Esprit de Dieu, mets ta lumière et ton amour dans les cœurs pour achever la réconciliation entre les personnes, au sein des familles, entre voisins, dans les villes et les villages et au sein des institutions de la société civile!
Esprit de Dieu, que ta force réunisse tous les fils de cette terre pour qu'ils marchent ensemble avec courage et ténacité sur le chemin de la paix, de la convivialité, dans le respect mutuel de la dignité et de la liberté des personnes, pour l'épanouissement de chacun et pour le bien du pays tout entier!
Esprit de Dieu, donne aux familles libanaises de développer les dons de grâce du mariage!
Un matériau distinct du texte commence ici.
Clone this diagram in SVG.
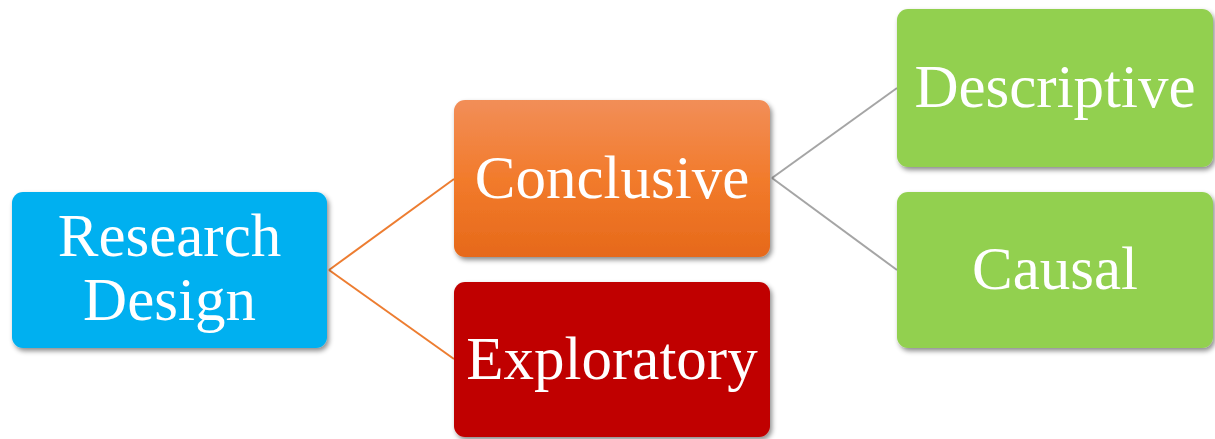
<svg xmlns="http://www.w3.org/2000/svg" width="1215" height="439" viewBox="0 0 1215 439">
<style>
.lbl{font-family:'Liberation Serif','Times New Roman',Times,serif;font-size:61px;fill:#fff;text-anchor:middle}
.c1{stroke:#ED7D31;stroke-width:2;fill:none}
.c2{stroke:#A5A5A5;stroke-width:2;fill:none}
</style>
<defs>
<filter id="sh" x="-10%" y="-10%" width="125%" height="130%">
<feDropShadow dx="2" dy="3" stdDeviation="2.5" flood-color="#000" flood-opacity="0.45"/>
</filter>
<linearGradient id="og" x1="0" y1="0" x2="0" y2="1">
<stop offset="0" stop-color="#F28E58"/>
<stop offset="0.5" stop-color="#F27B2C"/>
<stop offset="1" stop-color="#E6691A"/>
</linearGradient>
</defs>
<g id="connectors">
<line class="c1" x1="329" y1="270" x2="454" y2="179"/>
<line class="c1" x1="329" y1="270" x2="454" y2="359"/>
<line class="c2" x1="772" y1="178" x2="897" y2="88"/>
<line class="c2" x1="772" y1="178" x2="897" y2="270"/>
</g>
<g id="research-design">
<rect x="12" y="192" width="315" height="156" rx="11" fill="#00B0F0" filter="url(#sh)"/>
<text class="lbl" x="169.5" y="256">Research</text>
<text class="lbl" x="169.5" y="320">Design</text>
</g>
<g id="conclusive">
<rect x="454" y="100" width="316" height="157" rx="11" fill="url(#og)" filter="url(#sh)"/>
<text class="lbl" x="612" y="198">Conclusive</text>
</g>
<g id="exploratory">
<rect x="454" y="282" width="316" height="155" rx="11" fill="#C00000" filter="url(#sh)"/>
<text class="lbl" x="612" y="379">Exploratory</text>
</g>
<g id="descriptive">
<rect x="897" y="9" width="316" height="158" rx="11" fill="#92D050" filter="url(#sh)"/>
<text class="lbl" x="1055" y="107">Descriptive</text>
</g>
<g id="causal">
<rect x="897" y="192" width="316" height="156" rx="11" fill="#92D050" filter="url(#sh)"/>
<text class="lbl" x="1055" y="289">Causal</text>
</g>
</svg>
Donne aux jeunes de bâtir leur personnalité avec confiance et de prendre conscience de leurs responsabilités dans l'Eglise et dans la cité!
Esprit de Dieu, accorde aux fidèles du Liban d'affermir l'unité de chacune des Eglises patriarcales, de toute l'Eglise catholique au Liban! Aide-les à faire de nouveaux pas sur les chemins de la pleine unité de tous ceux qui ont reçu le don de la foi au Christ Sauveur!
Esprit de Dieu, « Toi qu'on appelle Conseiller, Source vive, Feu, Charité », manifeste en ce peuple les fruits attendus de l'Assemblée synodale! Esprit de lumière et d'amour, sois pour les fils et les filles du Liban source de force, de force spirituelle, spécialement à cette heure, au seuil du troisième millénaire du christianisme!
Viens Esprit de Dieu. Veni, Sancte Spiritus! Amen.